I consider the "diaphragm" to truly be just the diaphragm. No chords, no collectors. If a diaphragm has only one source of external shear resistance in which to dump the direct shear component of the applied load, then it is a cantilevered diaphragm. If there is more than on source, then it is a simple spanning diaphragm (or perhaps continuous multi-span).

Every differential element within a diaphragm has complementary shears on all four sides. At the boundaries of the diaphragm, as I've previously defined it, those shears need to dump into something. At the location(s) of direct shear resistance, the shears dump into the collectors. At the boundaries running perpendicular to the load, the shears must dump into something as well. And that something is what I deem to be the "chord".

The chord itself needs to be prevented from translating along it's own axis of course. However, where that resistance is supplied doesn't, in my mind, change the chord's primary function. In a cantilevered diaphragm, the resistance could be supplied at the tip of the cantilever, the base of the cantilever, anywhere within the span of the cantilever, or even somewhere beyond the span of the cantilever. None of this affects the diaphragm proper. Nor does it affect whether or not there will be a "chord". Defined this way, there's always a chord.

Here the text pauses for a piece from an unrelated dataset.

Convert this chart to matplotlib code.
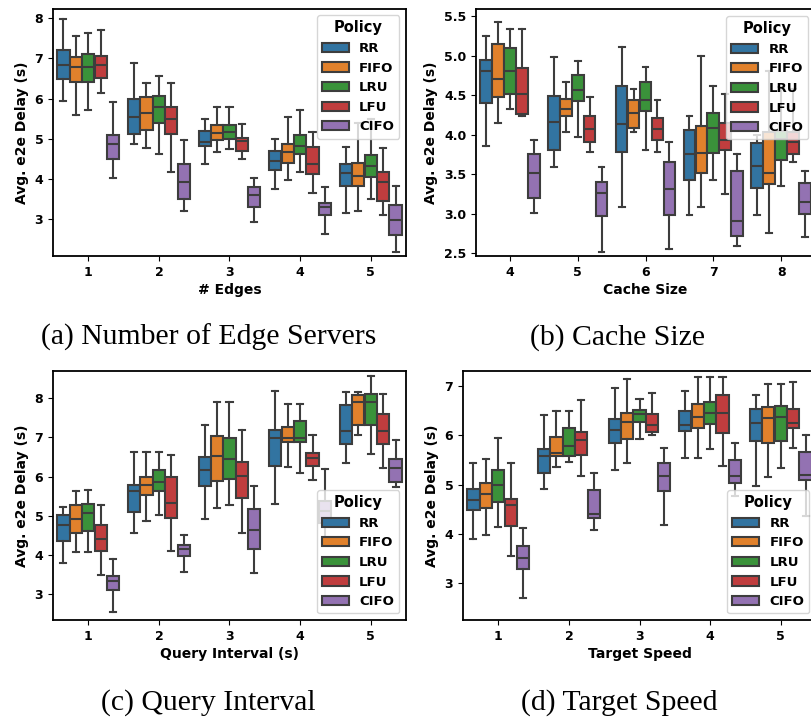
import matplotlib
matplotlib.use("Agg")
from matplotlib import pyplot as plt
from matplotlib.patches import Patch

POLICIES = ["RR", "FIFO", "LRU", "LFU", "CIFO"]
COLORS = ["#3274a1", "#e1812c", "#3a923a", "#c03d3e", "#9372b2"]

# (a) number of edge servers -- rows follow POLICIES, columns follow the x groups
A_GROUPS = ["1", "2", "3", "4", "5"]
A_HI = [[7.98, 6.88, 5.50, 5.00, 4.79], [7.56, 6.39, 5.79, 5.54, 5.40],
        [7.63, 6.57, 5.79, 5.72, 5.50], [7.71, 6.39, 5.36, 5.17, 4.78],
        [5.91, 4.96, 4.03, 3.79, 3.83]]
A_Q3 = [[7.21, 5.99, 5.19, 4.69, 4.36], [7.04, 6.03, 5.33, 4.88, 4.40],
        [7.12, 6.07, 5.33, 5.08, 4.59], [7.07, 5.79, 5.02, 4.79, 4.17],
        [5.08, 4.36, 3.80, 3.41, 3.35]]
A_MED = [[6.84, 5.54, 4.92, 4.45, 4.15], [6.78, 5.64, 5.14, 4.67, 4.07],
         [6.78, 5.79, 5.17, 4.83, 4.32], [6.84, 5.48, 4.94, 4.36, 3.93],
         [4.88, 3.91, 3.60, 3.31, 2.98]]
A_Q1 = [[6.49, 5.12, 4.82, 4.21, 3.83], [6.40, 5.21, 4.96, 4.40, 3.83],
        [6.40, 5.39, 5.00, 4.61, 4.05], [6.51, 5.11, 4.69, 4.12, 3.45],
        [4.50, 3.50, 3.29, 3.10, 2.60]]
A_LO = [[5.93, 4.86, 4.36, 3.76, 3.14], [5.60, 4.78, 4.67, 3.97, 3.21],
        [5.72, 4.61, 4.75, 4.16, 3.49], [6.14, 4.17, 4.50, 3.66, 3.10],
        [4.02, 3.21, 2.92, 2.64, 2.19]]

# (b) cache size
B_GROUPS = ["4", "5", "6", "7", "8"]
B_HI = [[5.25, 4.98, 5.11, 4.24, 4.00], [5.42, 4.67, 4.58, 4.99, 4.80],
        [5.34, 4.93, 4.86, 4.62, 4.60], [5.34, 4.47, 4.44, 4.51, 4.58],
        [3.93, 3.59, 3.91, 3.76, 3.54]]
B_Q3 = [[4.94, 4.49, 4.62, 4.06, 3.90], [5.15, 4.45, 4.44, 4.11, 4.04],
        [5.10, 4.75, 4.66, 4.27, 4.05], [4.84, 4.24, 4.21, 4.15, 4.04],
        [3.76, 3.40, 3.65, 3.54, 3.39]]
B_MED = [[4.80, 4.16, 4.14, 3.75, 3.61], [4.70, 4.33, 4.27, 3.77, 3.51],
         [4.80, 4.57, 4.44, 4.08, 3.94], [4.51, 4.07, 4.07, 3.93, 3.91],
         [3.51, 3.26, 3.31, 2.91, 3.15]]
B_Q1 = [[4.40, 3.81, 3.78, 3.43, 3.33], [4.48, 4.24, 4.09, 3.52, 3.37],
        [4.52, 4.42, 4.30, 3.77, 3.68], [4.26, 3.91, 3.93, 3.80, 3.75],
        [3.20, 2.97, 2.98, 2.72, 3.00]]
B_LO = [[3.86, 3.59, 3.09, 2.99, 2.98], [4.15, 4.03, 4.03, 3.08, 2.76],
        [4.32, 3.97, 3.81, 3.43, 3.35], [4.23, 3.78, 3.78, 3.25, 3.66],
        [3.01, 2.52, 2.56, 2.59, 2.71]]

# (c) query interval
C_GROUPS = ["1", "2", "3", "4", "5"]
C_HI = [[5.21, 6.63, 7.31, 8.20, 8.17], [5.62, 6.63, 7.91, 7.85, 8.17],
        [5.66, 6.63, 7.91, 7.85, 8.58], [5.28, 6.54, 7.18, 7.06, 8.10],
        [3.90, 4.50, 5.77, 6.20, 6.93]]
C_Q3 = [[5.02, 5.79, 6.51, 7.20, 7.83], [5.28, 5.98, 7.04, 7.27, 8.09],
        [5.29, 6.18, 6.99, 7.42, 8.10], [4.76, 5.98, 6.37, 6.61, 7.61],
        [3.46, 4.25, 5.17, 5.38, 6.45]]
C_MED = [[4.76, 5.62, 6.17, 6.99, 7.17], [4.92, 5.78, 6.52, 6.99, 7.90],
         [5.06, 5.87, 6.45, 6.99, 7.91], [4.39, 5.32, 6.01, 6.48, 7.17],
         [3.34, 4.15, 4.63, 5.12, 6.22]]
C_Q1 = [[4.35, 5.10, 5.77, 6.26, 6.84], [4.56, 5.53, 5.88, 6.88, 7.33],
        [4.61, 5.62, 5.94, 6.88, 7.33], [4.09, 4.95, 5.44, 6.28, 6.84],
        [3.09, 3.96, 4.15, 4.80, 5.85]]
C_LO = [[3.79, 4.55, 4.92, 5.29, 6.35], [4.07, 4.86, 5.19, 6.24, 7.07],
        [4.07, 5.01, 5.27, 6.08, 6.58], [3.49, 4.09, 4.56, 5.90, 6.21],
        [2.54, 3.55, 3.53, 4.30, 5.74]]

# (d) target speed
D_GROUPS = ["1", "2", "3", "4", "5"]
D_HI = [[5.45, 6.42, 6.97, 6.90, 6.82], [5.52, 6.49, 7.14, 7.19, 7.05],
        [5.94, 6.49, 6.74, 7.19, 7.05], [5.45, 6.73, 6.86, 7.19, 7.09],
        [4.11, 5.24, 5.75, 5.84, 6.00]]
D_Q3 = [[4.91, 5.72, 6.34, 6.50, 6.54], [5.04, 5.96, 6.45, 6.64, 6.57],
        [5.30, 6.15, 6.52, 6.69, 6.59], [4.71, 6.08, 6.43, 6.82, 6.54],
        [3.75, 4.89, 5.44, 5.50, 5.67]]
D_MED = [[4.68, 5.58, 6.11, 6.21, 6.25], [4.81, 5.65, 6.28, 6.38, 6.35],
         [5.00, 5.79, 6.43, 6.45, 6.38], [4.59, 5.91, 6.21, 6.45, 6.26],
         [3.50, 4.40, 5.17, 5.17, 5.19]]
D_Q1 = [[4.49, 5.24, 5.84, 6.09, 5.89], [4.52, 5.58, 5.92, 6.15, 5.84],
        [4.64, 5.58, 6.28, 6.23, 5.89], [4.16, 5.60, 6.08, 6.04, 6.15],
        [3.29, 4.33, 4.88, 5.04, 5.09]]
D_LO = [[3.89, 4.91, 5.29, 5.54, 4.97], [3.98, 5.35, 5.45, 5.54, 5.15],
        [4.15, 5.46, 5.92, 5.72, 5.34], [3.55, 5.17, 6.00, 5.38, 5.74],
        [2.69, 4.08, 4.18, 4.78, 4.37]]

LINE = "#3d3d3d"
STEP = 0.176
BOXW = 0.172

W, H = 812, 717


def px_axes(fig, left, top, right, bottom):
    return fig.add_axes([left / W, 1 - bottom / H, (right - left) / W, (bottom - top) / H])


def draw_panel(ax, groups, hi, q3, med, q1, lo, xlabel, ylim, yticks, ytick_fmt, legend_loc):
    for k in range(len(POLICIES)):
        stats = []
        positions = []
        for g in range(len(groups)):
            stats.append(dict(whislo=lo[k][g], q1=q1[k][g], med=med[k][g],
                              q3=q3[k][g], whishi=hi[k][g], fliers=[]))
            positions.append(g + (k - 2) * STEP)
        ax.bxp(stats, positions=positions, widths=BOXW, patch_artist=True,
               showfliers=False, capwidths=BOXW / 2, manage_ticks=False,
               boxprops=dict(facecolor=COLORS[k], edgecolor=LINE, linewidth=1.5),
               medianprops=dict(color=LINE, linewidth=1.5),
               whiskerprops=dict(color=LINE, linewidth=1.5),
               capprops=dict(color=LINE, linewidth=1.5))
    ax.set_xlim(-0.5, len(groups) - 0.5)
    ax.set_xticks(range(len(groups)))
    ax.set_xticklabels(groups)
    ax.set_ylim(*ylim)
    ax.set_yticks(yticks)
    ax.set_yticklabels([ytick_fmt.format(v) for v in yticks])
    for lab in ax.get_xticklabels() + ax.get_yticklabels():
        lab.set_fontweight("bold")
        lab.set_fontsize(9)
    ax.set_xlabel(xlabel, fontweight="bold", fontsize=10, labelpad=3)
    ax.set_ylabel("Avg. e2e Delay (s)", fontweight="bold", fontsize=10, labelpad=4)
    for s in ax.spines.values():
        s.set_linewidth(1.3)
    handles = [Patch(facecolor=c, edgecolor=LINE, linewidth=1.5, label=p)
               for p, c in zip(POLICIES, COLORS)]
    ax.legend(handles=handles, title="Policy", loc=legend_loc,
              prop=dict(weight="bold", size=9.5),
              title_fontproperties=dict(weight="bold", size=10.5),
              handlelength=2.0, borderaxespad=0.5)


fig = plt.figure(figsize=(W / 100, H / 100), dpi=100)

ax_a = px_axes(fig, 53, 8.5, 406, 256)
draw_panel(ax_a, A_GROUPS, A_HI, A_Q3, A_MED, A_Q1, A_LO, "# Edges",
           (2.08, 8.24), [3, 4, 5, 6, 7, 8], "{:g}", "upper right")

ax_b = px_axes(fig, 476, 9.3, 815, 256)
draw_panel(ax_b, B_GROUPS, B_HI, B_Q3, B_MED, B_Q1, B_LO, "Cache Size",
           (2.466, 5.585), [2.5, 3.0, 3.5, 4.0, 4.5, 5.0, 5.5], "{:.1f}", "upper right")

ax_c = px_axes(fig, 53, 371, 406, 620)
draw_panel(ax_c, C_GROUPS, C_HI, C_Q3, C_MED, C_Q1, C_LO, "Query Interval (s)",
           (2.33, 8.70), [3, 4, 5, 6, 7, 8], "{:g}", "lower right")

ax_d = px_axes(fig, 463, 371, 816, 620)
draw_panel(ax_d, D_GROUPS, D_HI, D_Q3, D_MED, D_Q1, D_LO, "Target Speed",
           (2.25, 7.31), [3, 4, 5, 6, 7], "{:g}", "lower right")

captions = [("(a) Number of Edge Servers", 209, 345), ("(b) Cache Size", 618, 345),
            ("(c) Query Interval", 208, 710), ("(d) Target Speed", 619, 710)]
for text, x, y in captions:
    fig.text(x / W, 1 - y / H, text, ha="center", va="baseline",
             family="Liberation Serif", fontsize=21.4)

fig.savefig("out.png", dpi=100)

In analyzing the chords themselves, the locations of resistance to chord translation (braced frames etc) do matter. They'll affect:

- the peak force in the chord.
- the distribution of force in the chord.
- the manner in which the chord's axial deformation will add a flexural component of deformation to the diaphragm's shear deformation.

As for the four sided diaphragm case: sure, we could treat that as a pair of cantilevered diaphragms. Similarly, we could treat a simple span wide flange beam as a pair of cantilevers that are fixed to one another at mid-span and "cantilevering" from that mid span connection. And whether we go with a simple span diaphragm or a pair of faux cantilevered diaphragms, there will be "chords". Just differently loaded chords. I think that we typically go with with the simple span assumption on four sided diaphragms because:

- It's simple.
- For the most part, we expect it to be a better representation of true behavior.
- For the shear component of diaphragm deformation, it actually makes no difference.
- It does not require the presence of lateral resisting element along the chords which is expedient.

In my experience, it is true that the presence of lateral load resisting elements along chords alters their behavior and loading in ways typically not accounted for by designers. That's often conservative but not always. I, myself, do it no differently and no better than anyone else. I just think about it pretty hard.







I like to debate structural engineering theory -- a lot. If I challenge you on something, know that I'm doing so because I respect your opinion enough to either change it or adopt it.